Mustafa Şekip’in ilk yazıları “Dergâh” dergisinde çıktı. Yahya Kemal’in ifadesiyle mütareke kuşağının “feylesofu” sayılıyor, “usul-i felsefesinin” dergiye yön verdiği kabul ediliyordu. Dergâh’taki yazılarında Ziya Gö- kalp’in toplumbilim anlayışını yererek, Durkheim’in sosyolojisinin Auguste Comte (1798-1857) sosyolojisi gibi eskiyeceği, kitaplarda kalacağı düşünüsünde olduğunu belirtti. Fransız düşünürü Bergson’un (Henri, 1859- 1941) görüşlerini dayanak olarak aldı. XX. yüzyıl başlarında kimi felsefe ve edebiyat adamları üzerinde (özellikle Marcel Proust) etkisi görülen Bergson, Matière et memoire (Madde ve Bellek, 1896) adlı yapıtında madde dünyası içinde hürriyet ve zekâ sorunlarım incelemiş, mekanik zekânın yanı sıra bilinçaltında bulunan saf zekânın geçerliğine inanmıştı, idealizminin temeli saf ve maddi olmayan bir süre kaynağına dayanıyordu. Süre bilgisi ise ancak sezgi yoluyla elde edilebilirdi. Rol ve işlevi sınırlı olan insan zekâsı ancak doğada var olan maddesel hayatı sürdürmeye yarayabilir, gerçeği kavramakta yeterli olmazdı. Ruhsal gerçeği derinden kavrama olanağı veren şey sezgi idi. Toplum görüşünde düşünce ile madde, insanla doğa arasındaki diyalektik ilişkiyi hiçe sayan Bergson, savaşı ve bir sınıfın başka bir sınıfı ezmesini kaçınılmaz bir doğa yasası olarak kabul etmiş, B. Russell’ın deyimiyle “reklamcılar gibi” olağanüstü hareketli üslubu ile parlak bir benzeti dünyası yaratarak, olguları yüzeysel biçimde açıklamakla yetinmişti.

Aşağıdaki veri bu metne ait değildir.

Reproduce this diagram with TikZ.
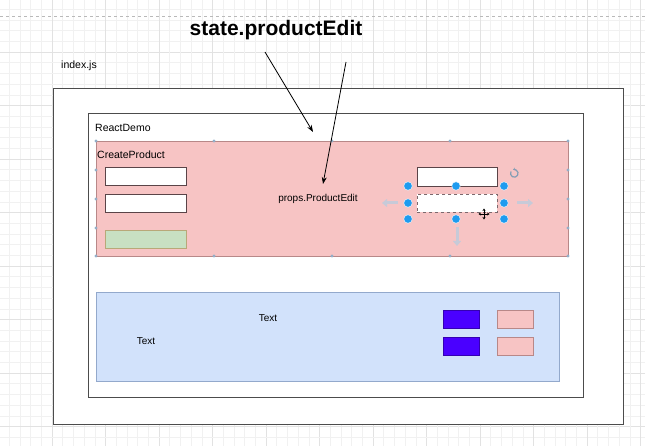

Mustafa Şekip’in “Dergâh”taki yazılarında Bergson’un bu temel görüşlerinden hareket ettiğini söyleyebiliriz. O da, Fransız düşünüre özenerek şairce bir üslup yaratma peşindedir. Kimi zaman duygularına kapılarak, düşüncelerini dizelere döktüğü bile görülür: “Ruh” (sayı 14); sanatın genel ve özel sorunlarını işlemeye çalışır: “Sanatın İçyüzü” (sayı 1), “Vezinlerin Can Damarı” (sayı 21)… Bergsoncu olarak anılmasına yol açan yazıları arasında “Hakikî Hürriyet” (sayı 3), “Ruha Bir Dikkat” (sayı 4), “İlmin Mebde Veya Umdeleri İtibariyle Kıymeti” (sayı 5), “Hislerimizin Mantığı” (sayı 7) “Mütefekkirlerimizin Seciyeleri Nasıl Keşfedilir” (sayı 10), “İhtiras Nedir” (sayı 11), “İhtiraslar Nasıl Doğar” (sayı 12), “İhtirasta Faaliyeti Ruhiye” (sayı 17), “Bediî ihtiras” (sayı 18), “Siyasî ihtiras” (sayı 22) anılabilir.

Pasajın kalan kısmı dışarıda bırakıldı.